One of the things I’ve learned to appreciate while being here is being able to understand the language the people around me. There’s something surreal about sitting in a public place, listening, and not knowing anything being said around you. When I go into a store and a person speaks English, there’s this immediate feeling of comfort because I know I can communicate with them. However, it does make me realize how ignorant I am for not knowing another language. Listening to Ricardo translate from Italian to English during our tours, or hearing Millie converse with someone at the restaurant in Italian, or having someone tell me they speak three languages makes me realize how important it is to know multiple languages. I feel like the majority of the people in Italy can speak both English and Italian, and I value that so much.

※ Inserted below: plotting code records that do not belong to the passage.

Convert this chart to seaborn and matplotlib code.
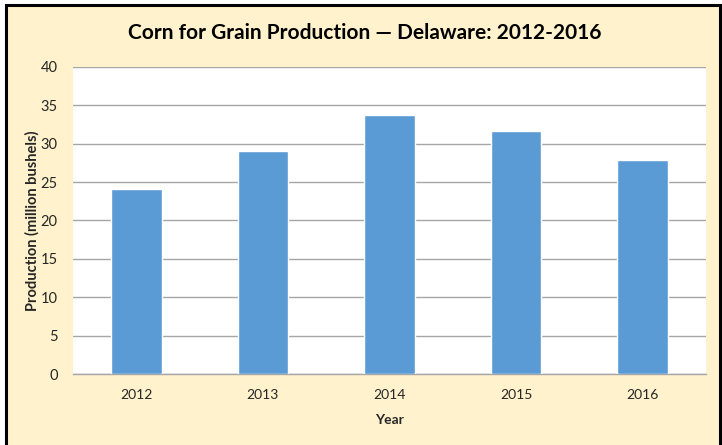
import matplotlib
matplotlib.use("Agg")
import matplotlib.pyplot as plt
import seaborn as sns
import pandas as pd
from matplotlib.patches import Rectangle
from matplotlib.ticker import FixedLocator

# Corn for grain production, Delaware (million bushels)
years = ["2012", "2013", "2014", "2015", "2016"]
production = [24.1, 29.0, 33.7, 31.6, 27.9]

df = pd.DataFrame({"Year": years, "Production": production})

sns.set_style("white")
plt.rcParams["font.family"] = ["Lato", "DejaVu Sans"]

fig = plt.figure(figsize=(7.22, 4.45), dpi=100)
fig.patch.set_facecolor("white")

# chart-area background with frame (drawn behind the axes)
frame = Rectangle((6 / 722, -0.05), 714 / 722, 0.05 + 440 / 445,
                  transform=fig.transFigure, facecolor="#FFF2CC",
                  edgecolor="black", linewidth=2.2, zorder=-10)
fig.patches.append(frame)

ax = fig.add_axes([73 / 722, 71 / 445, 633 / 722, 307.2 / 445])
ax.set_facecolor("white")

sns.barplot(data=df, x="Year", y="Production", color="#5B9BD5",
            width=0.4, saturation=1, ax=ax, zorder=3)

ax.set_ylim(0, 40)
ax.set_xlim(-0.5, 4.5)
ax.set_yticks(range(0, 41, 5))
ax.yaxis.grid(True, color="#A6A6A6", linewidth=1, zorder=0)
ax.set_axisbelow(True)

for s in ["top", "right", "left"]:
    ax.spines[s].set_visible(False)
ax.spines["bottom"].set_color("#A6A6A6")
ax.spines["bottom"].set_linewidth(1)

ax.tick_params(axis="y", length=0, labelsize=10.5, labelcolor="#262626", pad=11)
ax.tick_params(axis="x", which="major", length=0, labelsize=10, labelcolor="#262626", pad=11)
ax.xaxis.set_minor_locator(FixedLocator([-0.5, 0.5, 1.5, 2.5, 3.5, 4.5]))
ax.tick_params(axis="x", which="minor", length=5, color="#A6A6A6", width=1)

ax.set_xlabel("Year", fontsize=10, fontweight="bold", labelpad=9)
ax.set_ylabel("Production (million bushels)", fontsize=10.5, fontweight="bold")
ax.yaxis.set_label_coords(-33 / 633, 0.5)

fig.text(365 / 722, 1 - 33 / 445, "Corn for Grain Production \u2014 Delaware: 2012-2016",
         ha="center", va="center", fontsize=15, fontweight="bold", color="black")

fig.savefig("out.png", dpi=100, facecolor=fig.get_facecolor())
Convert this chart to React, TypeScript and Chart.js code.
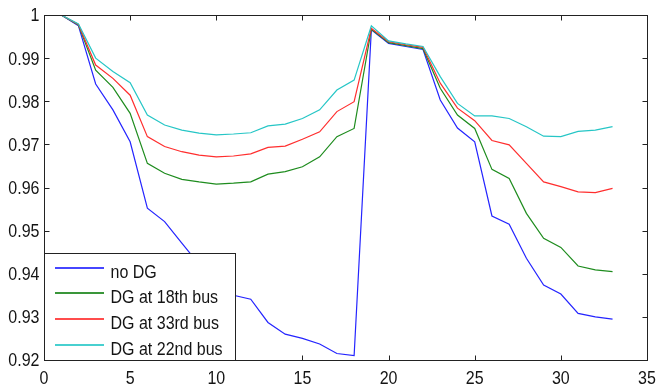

However, there are times where it’s convenient to be ignorant. Prime example: the Sicilian fish market. We arrived in the morning and walked along the harbor in an aisle between fish stalls. Men would yell, trying to get us to come see their stalls and look at their exotic options. Some of them would smile, and girls in our group would take pictures of the precious old men holding up lobsters. We thought it was so much fun. That is, until someone told us the things being yelled at us. That’s when we realized a few life lessons, one of which being how sometimes ignorance is truly bliss.
Disclaimer: besides that the fish market really was interesting. We saw swordfish and anglerfish, and Andreas (our marine biologist guide) explained how valuable tuna eggs and testicles are. In my opinion, it was one of the most interactive and interesting tours of our time in Sicily.